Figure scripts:
--
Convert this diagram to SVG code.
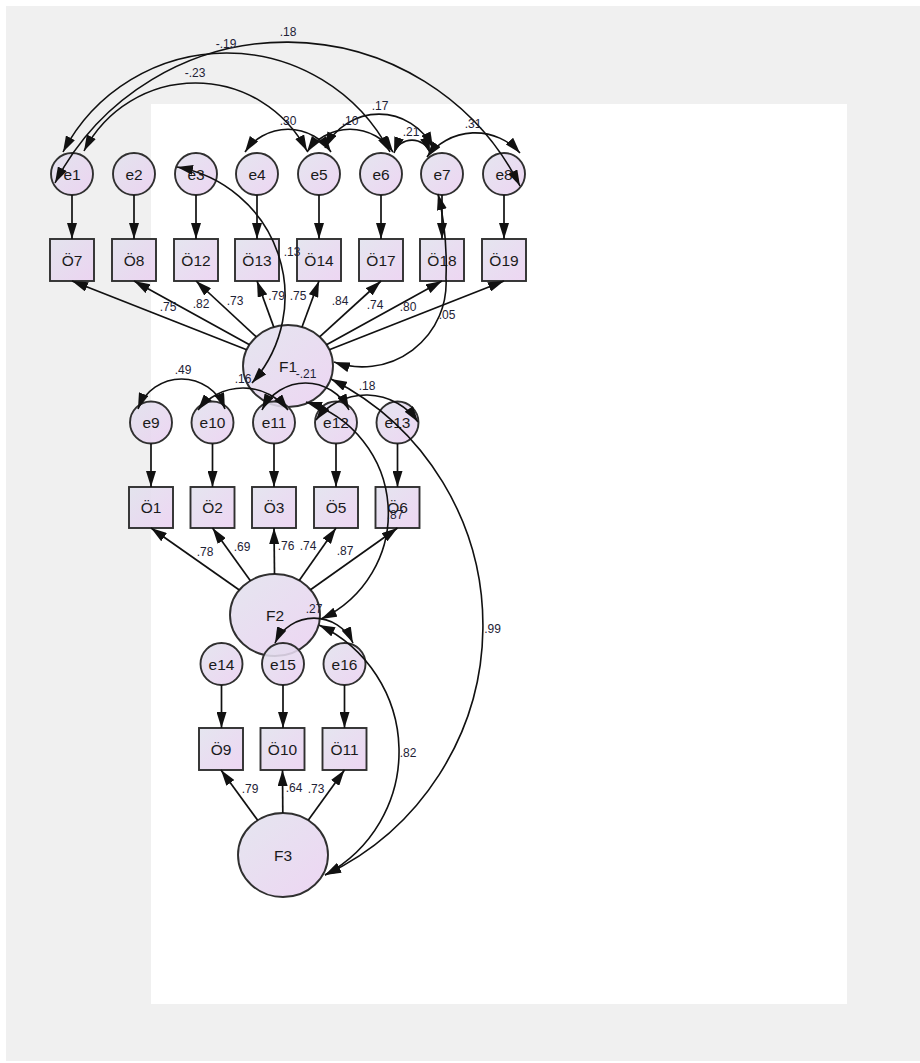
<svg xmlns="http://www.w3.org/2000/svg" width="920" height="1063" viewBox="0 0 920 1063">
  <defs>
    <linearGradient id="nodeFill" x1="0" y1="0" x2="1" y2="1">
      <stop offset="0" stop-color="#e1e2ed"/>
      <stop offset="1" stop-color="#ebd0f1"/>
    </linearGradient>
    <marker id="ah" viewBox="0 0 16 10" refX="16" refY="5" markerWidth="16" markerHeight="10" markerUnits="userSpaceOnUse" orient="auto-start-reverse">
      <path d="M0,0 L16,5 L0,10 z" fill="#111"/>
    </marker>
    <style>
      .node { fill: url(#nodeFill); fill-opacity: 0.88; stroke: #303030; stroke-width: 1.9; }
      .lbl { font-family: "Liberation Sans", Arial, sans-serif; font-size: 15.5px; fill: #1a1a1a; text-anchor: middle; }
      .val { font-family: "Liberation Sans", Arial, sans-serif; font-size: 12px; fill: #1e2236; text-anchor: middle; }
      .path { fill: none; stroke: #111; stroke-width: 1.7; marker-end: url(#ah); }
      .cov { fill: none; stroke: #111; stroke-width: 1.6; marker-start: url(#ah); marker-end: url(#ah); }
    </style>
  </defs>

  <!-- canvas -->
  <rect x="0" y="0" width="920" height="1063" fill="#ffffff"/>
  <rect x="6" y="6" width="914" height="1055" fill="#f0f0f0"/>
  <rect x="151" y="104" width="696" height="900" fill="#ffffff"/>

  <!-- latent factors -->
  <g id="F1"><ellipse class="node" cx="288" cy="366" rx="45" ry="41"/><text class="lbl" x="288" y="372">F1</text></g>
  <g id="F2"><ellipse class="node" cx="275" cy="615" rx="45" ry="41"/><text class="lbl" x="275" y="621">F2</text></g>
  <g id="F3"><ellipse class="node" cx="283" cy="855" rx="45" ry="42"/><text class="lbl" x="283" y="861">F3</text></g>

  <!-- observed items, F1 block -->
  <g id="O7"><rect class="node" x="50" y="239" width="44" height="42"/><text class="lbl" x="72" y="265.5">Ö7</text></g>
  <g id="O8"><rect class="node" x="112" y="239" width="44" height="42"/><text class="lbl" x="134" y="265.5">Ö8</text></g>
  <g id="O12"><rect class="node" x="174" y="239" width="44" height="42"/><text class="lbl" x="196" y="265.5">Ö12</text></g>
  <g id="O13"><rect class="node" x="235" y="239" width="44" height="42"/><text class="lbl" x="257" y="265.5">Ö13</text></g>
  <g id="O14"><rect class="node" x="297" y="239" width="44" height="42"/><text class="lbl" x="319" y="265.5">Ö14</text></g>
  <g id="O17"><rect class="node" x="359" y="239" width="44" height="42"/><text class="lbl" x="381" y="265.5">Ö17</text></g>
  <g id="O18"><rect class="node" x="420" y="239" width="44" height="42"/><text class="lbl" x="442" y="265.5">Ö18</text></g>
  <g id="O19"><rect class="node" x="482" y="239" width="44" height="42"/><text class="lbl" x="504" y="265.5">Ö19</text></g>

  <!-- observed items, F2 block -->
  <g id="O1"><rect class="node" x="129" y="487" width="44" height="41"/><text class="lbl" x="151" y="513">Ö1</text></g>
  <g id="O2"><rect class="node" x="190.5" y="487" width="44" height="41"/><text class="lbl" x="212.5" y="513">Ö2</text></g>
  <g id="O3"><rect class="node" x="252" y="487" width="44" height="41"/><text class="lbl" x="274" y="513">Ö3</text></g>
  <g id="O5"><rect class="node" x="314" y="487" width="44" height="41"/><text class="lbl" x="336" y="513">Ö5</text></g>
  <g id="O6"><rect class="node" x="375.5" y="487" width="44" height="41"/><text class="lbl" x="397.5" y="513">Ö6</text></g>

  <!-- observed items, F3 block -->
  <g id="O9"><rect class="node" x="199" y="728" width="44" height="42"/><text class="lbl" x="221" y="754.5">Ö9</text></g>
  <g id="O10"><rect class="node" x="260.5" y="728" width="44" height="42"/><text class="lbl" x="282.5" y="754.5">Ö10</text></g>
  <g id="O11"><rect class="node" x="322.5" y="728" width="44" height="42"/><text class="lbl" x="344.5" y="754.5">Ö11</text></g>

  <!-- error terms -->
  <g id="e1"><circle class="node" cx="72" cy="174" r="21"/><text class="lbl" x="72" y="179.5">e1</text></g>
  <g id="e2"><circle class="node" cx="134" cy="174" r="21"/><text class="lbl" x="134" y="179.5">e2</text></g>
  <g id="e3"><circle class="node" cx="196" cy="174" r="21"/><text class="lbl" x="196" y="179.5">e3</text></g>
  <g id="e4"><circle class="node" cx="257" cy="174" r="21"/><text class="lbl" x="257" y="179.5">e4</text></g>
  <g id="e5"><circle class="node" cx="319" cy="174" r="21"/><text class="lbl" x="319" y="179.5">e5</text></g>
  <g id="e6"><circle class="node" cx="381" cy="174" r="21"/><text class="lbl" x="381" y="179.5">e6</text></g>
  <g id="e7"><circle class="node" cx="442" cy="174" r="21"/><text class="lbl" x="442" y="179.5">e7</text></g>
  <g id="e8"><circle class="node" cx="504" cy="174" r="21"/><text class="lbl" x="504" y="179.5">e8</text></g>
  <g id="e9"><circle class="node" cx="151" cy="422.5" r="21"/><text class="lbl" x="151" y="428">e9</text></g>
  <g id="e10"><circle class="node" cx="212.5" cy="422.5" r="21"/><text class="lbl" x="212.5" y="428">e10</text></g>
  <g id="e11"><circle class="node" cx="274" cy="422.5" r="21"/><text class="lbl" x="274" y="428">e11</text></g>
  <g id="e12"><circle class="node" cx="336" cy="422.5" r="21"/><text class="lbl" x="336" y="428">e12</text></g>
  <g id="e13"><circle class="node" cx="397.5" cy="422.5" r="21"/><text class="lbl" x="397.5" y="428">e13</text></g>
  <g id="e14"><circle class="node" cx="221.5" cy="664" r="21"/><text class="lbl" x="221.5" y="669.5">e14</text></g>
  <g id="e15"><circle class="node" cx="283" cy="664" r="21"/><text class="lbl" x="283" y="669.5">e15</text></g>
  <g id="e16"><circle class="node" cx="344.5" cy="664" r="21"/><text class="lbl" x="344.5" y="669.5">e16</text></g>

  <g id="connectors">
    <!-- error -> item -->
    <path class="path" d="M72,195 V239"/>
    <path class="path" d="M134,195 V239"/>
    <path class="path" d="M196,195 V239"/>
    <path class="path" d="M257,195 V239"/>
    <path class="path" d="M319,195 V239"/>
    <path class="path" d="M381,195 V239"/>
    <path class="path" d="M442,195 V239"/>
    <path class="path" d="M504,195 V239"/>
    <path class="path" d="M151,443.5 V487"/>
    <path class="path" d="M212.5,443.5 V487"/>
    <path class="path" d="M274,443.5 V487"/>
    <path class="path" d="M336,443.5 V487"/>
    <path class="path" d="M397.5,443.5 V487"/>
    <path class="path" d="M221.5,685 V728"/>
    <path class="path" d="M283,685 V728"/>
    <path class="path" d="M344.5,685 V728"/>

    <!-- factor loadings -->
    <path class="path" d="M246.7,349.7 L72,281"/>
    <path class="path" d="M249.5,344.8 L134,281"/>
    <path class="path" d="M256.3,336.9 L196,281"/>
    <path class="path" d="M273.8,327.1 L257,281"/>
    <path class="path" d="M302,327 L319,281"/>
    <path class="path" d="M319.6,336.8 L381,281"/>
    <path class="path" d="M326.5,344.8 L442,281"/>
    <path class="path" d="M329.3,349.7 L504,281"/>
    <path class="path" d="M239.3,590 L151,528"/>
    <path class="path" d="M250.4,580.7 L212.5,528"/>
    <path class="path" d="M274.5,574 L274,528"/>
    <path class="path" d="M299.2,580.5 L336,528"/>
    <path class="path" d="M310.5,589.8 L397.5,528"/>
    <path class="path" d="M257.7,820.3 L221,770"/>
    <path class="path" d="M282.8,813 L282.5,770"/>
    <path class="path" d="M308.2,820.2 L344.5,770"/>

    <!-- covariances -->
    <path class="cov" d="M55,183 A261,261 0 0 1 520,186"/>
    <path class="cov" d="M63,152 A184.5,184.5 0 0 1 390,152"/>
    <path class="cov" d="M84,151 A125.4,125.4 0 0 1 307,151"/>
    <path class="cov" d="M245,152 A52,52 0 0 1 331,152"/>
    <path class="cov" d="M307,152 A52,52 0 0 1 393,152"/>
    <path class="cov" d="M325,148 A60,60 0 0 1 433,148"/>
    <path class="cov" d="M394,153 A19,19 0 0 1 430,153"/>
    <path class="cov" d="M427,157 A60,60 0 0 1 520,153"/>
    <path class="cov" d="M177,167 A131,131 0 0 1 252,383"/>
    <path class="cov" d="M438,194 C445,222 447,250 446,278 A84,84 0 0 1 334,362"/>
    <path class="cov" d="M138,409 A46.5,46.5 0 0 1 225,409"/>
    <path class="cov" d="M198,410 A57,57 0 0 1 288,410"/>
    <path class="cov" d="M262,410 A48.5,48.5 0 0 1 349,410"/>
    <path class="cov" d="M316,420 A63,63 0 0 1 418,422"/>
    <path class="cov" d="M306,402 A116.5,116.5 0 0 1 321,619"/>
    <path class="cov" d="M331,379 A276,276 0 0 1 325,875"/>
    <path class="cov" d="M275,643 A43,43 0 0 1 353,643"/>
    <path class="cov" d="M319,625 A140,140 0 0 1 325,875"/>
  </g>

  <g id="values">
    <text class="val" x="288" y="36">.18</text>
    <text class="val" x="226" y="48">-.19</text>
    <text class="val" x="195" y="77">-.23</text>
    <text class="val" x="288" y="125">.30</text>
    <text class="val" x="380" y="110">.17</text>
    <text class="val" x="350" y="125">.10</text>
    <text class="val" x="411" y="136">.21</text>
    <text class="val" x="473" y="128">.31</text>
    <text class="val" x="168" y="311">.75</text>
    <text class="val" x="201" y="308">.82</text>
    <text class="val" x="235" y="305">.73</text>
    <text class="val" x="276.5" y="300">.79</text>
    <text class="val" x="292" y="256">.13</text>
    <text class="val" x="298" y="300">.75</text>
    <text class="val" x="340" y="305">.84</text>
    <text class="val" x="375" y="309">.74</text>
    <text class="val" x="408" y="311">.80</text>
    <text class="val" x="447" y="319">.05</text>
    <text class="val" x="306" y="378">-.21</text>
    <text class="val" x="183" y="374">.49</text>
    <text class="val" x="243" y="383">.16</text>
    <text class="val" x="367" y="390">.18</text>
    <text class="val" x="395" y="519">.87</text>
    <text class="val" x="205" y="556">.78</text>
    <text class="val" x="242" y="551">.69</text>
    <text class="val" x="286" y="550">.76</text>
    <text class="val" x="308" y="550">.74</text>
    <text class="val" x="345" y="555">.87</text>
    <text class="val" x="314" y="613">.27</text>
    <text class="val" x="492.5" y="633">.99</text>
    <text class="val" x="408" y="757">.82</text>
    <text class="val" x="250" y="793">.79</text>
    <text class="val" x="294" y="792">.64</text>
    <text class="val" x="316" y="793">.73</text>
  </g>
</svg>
--
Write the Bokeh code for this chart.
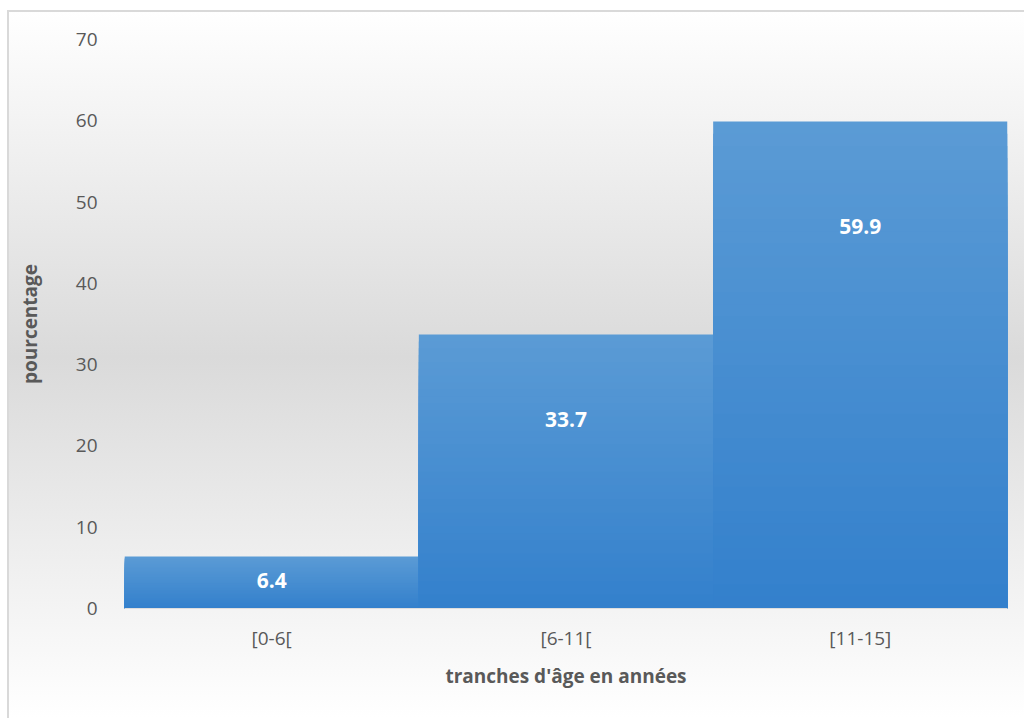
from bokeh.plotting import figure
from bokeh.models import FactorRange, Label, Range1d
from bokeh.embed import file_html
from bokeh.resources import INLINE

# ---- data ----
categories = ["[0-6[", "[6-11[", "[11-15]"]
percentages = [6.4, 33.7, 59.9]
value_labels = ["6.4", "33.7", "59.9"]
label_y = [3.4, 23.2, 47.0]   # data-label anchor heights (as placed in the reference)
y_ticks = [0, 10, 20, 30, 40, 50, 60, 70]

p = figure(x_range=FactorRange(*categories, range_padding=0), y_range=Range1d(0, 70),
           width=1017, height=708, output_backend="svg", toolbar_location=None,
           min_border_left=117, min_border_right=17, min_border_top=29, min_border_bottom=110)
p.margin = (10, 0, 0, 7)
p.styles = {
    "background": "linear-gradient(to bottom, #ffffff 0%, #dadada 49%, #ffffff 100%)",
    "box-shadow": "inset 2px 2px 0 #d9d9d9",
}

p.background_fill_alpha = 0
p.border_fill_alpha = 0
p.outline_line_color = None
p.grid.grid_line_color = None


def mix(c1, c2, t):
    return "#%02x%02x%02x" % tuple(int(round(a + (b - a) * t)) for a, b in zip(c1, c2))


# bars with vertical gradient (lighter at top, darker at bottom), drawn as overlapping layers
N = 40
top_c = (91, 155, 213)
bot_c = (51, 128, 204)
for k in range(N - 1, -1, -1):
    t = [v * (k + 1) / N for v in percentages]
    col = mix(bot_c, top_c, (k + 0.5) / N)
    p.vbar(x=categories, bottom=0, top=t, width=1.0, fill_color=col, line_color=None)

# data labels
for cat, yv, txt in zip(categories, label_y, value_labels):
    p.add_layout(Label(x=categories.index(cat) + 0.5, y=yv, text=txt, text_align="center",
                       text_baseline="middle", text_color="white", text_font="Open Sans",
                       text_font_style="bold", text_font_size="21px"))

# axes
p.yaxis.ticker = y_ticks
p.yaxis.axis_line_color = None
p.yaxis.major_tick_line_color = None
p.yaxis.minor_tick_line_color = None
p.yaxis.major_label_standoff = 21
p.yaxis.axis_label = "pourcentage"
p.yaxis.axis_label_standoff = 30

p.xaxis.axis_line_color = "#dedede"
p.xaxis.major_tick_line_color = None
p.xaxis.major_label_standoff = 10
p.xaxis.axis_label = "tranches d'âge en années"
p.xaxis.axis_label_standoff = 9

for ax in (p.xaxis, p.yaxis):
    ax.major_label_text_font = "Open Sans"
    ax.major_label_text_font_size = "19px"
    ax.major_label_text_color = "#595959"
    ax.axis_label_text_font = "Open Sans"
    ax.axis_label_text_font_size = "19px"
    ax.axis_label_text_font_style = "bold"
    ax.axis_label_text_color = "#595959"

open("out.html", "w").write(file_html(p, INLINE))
--
- _The task_: Reproduce exactly the section that begins with the line containing "Write the Bokeh code for this chart." and ends with the line containing "y_ticks = [0, 10, 20, 30, 40, 50, 60, 70]". Both boundary lines belong in the copy, but pictures do not.

- _Output of the task_:
Write the Bokeh code for this chart.
from bokeh.plotting import figure
from bokeh.models import FactorRange, Label, Range1d
from bokeh.embed import file_html
from bokeh.resources import INLINE

# ---- data ----
categories = ["[0-6[", "[6-11[", "[11-15]"]
percentages = [6.4, 33.7, 59.9]
value_labels = ["6.4", "33.7", "59.9"]
label_y = [3.4, 23.2, 47.0]   # data-label anchor heights (as placed in the reference)
y_ticks = [0, 10, 20, 30, 40, 50, 60, 70]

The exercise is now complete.